When it comes to community support, Hope resident Debbie Hatton says area residents have certainly rallied and helped her to adjust to a new normal following her husband’s death this past summer.

Since Ron’s passing in August, Hatton says she is understandably still adjusting.

“Everything seems to be going really well,” she says. “It’s a learning curve.”

Hatton married Ron in 1974 and the couple moved into a trailer at Tannehill Trailer Park in Taylorsville. It wasn’t too long after the couple moved in that a late-season tornado roared through in January 1975 leaving Hatton anxious to find another place to live.

“I told Ron, ‘If you don’t find us another place, I will,’” she recalls.

The couple found a quaint home nestled in the heart of the Hope community in May 1975.

It’s been home ever since.

Having grown up in Waymansville, located just south-west of Columbus, Hatton was accustomed to small-town life. Moving to Hope felt like coming home.

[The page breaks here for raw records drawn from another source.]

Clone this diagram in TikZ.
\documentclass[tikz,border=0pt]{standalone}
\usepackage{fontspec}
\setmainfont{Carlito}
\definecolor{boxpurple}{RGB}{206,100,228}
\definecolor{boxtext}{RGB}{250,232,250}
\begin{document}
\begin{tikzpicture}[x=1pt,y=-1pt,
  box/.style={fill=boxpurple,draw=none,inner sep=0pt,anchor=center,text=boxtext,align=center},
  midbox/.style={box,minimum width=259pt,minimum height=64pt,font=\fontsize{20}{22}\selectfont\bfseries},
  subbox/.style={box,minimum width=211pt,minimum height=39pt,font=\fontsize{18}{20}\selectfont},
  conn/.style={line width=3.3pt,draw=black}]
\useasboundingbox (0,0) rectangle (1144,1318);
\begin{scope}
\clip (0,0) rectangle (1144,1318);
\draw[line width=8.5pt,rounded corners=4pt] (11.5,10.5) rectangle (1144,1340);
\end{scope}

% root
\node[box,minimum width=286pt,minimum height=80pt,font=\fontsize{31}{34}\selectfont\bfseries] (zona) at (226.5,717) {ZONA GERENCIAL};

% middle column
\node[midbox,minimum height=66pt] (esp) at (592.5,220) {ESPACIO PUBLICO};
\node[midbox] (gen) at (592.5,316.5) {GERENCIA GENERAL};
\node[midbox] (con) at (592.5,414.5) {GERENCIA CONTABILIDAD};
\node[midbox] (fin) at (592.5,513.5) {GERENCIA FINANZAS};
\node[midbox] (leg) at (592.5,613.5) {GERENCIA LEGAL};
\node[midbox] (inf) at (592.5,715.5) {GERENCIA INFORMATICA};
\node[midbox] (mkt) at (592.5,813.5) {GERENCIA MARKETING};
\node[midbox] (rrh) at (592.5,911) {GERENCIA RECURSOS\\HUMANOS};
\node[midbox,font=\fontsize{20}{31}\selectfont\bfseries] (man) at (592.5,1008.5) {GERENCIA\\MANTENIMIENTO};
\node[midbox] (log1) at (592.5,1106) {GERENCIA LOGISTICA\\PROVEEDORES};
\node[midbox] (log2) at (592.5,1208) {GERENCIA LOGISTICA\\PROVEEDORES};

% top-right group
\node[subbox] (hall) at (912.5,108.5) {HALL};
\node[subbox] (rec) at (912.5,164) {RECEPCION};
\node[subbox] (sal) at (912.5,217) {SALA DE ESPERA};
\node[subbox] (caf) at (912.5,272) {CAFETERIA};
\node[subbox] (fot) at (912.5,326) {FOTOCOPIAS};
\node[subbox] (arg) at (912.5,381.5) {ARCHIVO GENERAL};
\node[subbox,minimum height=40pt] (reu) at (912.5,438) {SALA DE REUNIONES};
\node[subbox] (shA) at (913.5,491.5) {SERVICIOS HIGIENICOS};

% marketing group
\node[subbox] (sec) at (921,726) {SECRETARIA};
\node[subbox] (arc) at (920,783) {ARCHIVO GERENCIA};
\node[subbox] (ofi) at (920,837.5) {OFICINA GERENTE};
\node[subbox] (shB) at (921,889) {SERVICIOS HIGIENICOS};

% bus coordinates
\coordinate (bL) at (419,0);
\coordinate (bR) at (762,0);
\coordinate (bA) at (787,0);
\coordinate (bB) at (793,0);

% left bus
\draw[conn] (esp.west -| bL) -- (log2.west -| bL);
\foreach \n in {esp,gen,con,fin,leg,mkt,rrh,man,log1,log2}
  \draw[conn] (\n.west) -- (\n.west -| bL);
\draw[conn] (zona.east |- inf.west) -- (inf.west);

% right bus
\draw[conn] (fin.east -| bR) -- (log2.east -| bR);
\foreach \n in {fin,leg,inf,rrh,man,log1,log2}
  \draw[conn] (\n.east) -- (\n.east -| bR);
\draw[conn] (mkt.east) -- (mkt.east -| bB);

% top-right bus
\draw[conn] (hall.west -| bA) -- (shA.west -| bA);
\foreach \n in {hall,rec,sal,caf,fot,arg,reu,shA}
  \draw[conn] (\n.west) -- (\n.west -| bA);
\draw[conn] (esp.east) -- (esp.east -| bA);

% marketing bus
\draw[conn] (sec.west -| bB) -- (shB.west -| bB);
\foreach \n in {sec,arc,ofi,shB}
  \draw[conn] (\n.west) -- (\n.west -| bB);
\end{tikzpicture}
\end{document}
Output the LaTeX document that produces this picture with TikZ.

“I’ve always had a good feeling about Hope and the people in the community,” Hatton says. “They’re close knit.”

Hatton’s husband, Ron, was a school bus driver for Flat Rock/Hawcreek School Corporation for more than 30 years. He also served as a Hawcreek Township Trustee, a role that Hatton would later assume.

In the weeks following Ron’s death, Hatton took the oath to complete what remained on her husband’s term.

Hatton says she was already familiar with the ins and outs of his role and dealing with the public. However, it is the other side of things, the nuts and bolts of the position, that she is still learning, she says.

When she made the decision to take over what remained of Ron’s term, she didn’t realize it was for 27 months. Although surprised, Hatton says the time will offer her ample time to learn the position and decide if she wants to run for re-election down the road.
In the mean time, Hatton says she is taking things day by day.

Long-time friend and co-worker, Shirley Robertson says Hatton has always been someone “you can trust and talk with.”

Robertson knew Ron for years and has remained close with the family, she says. So, when the time came for the community to rally around the family there was no hesitation whatsoever, she says.

Hatton says she has been truly touched by the outpouring of kindness and support from everyone.

“I was really touched,” she says. “I would go home and be exhausted from all the talking I had done. Everyone has been so kind and loving and supportive of me and my decision to fulfill his term in the township office.”

As Hatton looks forward to celebrating 25 years in her position with Hope Utilities, she says she loves her job and aside from it keeping her busy, it gives her the chance to be around people.

It is that same sense of community and support that defines and makes Hope special, Robertson says.

“I think it was one of those things that it is hard to describe because so many people were involved,” Robertson says. “I just think it is happens to so many people and in so many different ways most of us don’t think of it as unusual. It is part of the fabric of the town of people knowing who one another are and what their needs are.”

When Hatton finds spare time, it is likely one would find her with paint brush in hand.

“I paint rocks,” she says.

A fan of the whimsical, Hatton paints rocks with bright colors and adorns them with inspirational messages or blessings. Many are hidden out and around the area, others may be sold, she says.

There have also been some instances where Hatton has been commissioned to create one-of-a-kind pieces on demand, she says.

Hatton says her adventures in painting over the years have meandered through working with various mediums, such as oil, watercolor and acrylics. If you ask her preference, Hatton prefers to work with acrylics, she says.

The self-proclaimed cloud watcher and art lover says it doesn’t matter what the finished piece looks like as long as you paint from the heart and for the love of painting.

“Sometimes that love comes through on a rock,” Hatton says. “I have a great appreciation for art, beauty and nature.”

There is one thing that does stand out about Hatton’s rocks, which have ended up as far away as Myrtle Beach in South Carolina -- They’re never signed.

“The only thing I put on the back of them are blessings,” Hatton says. “To me, it’s not important who painted it. Only that it made you smile.”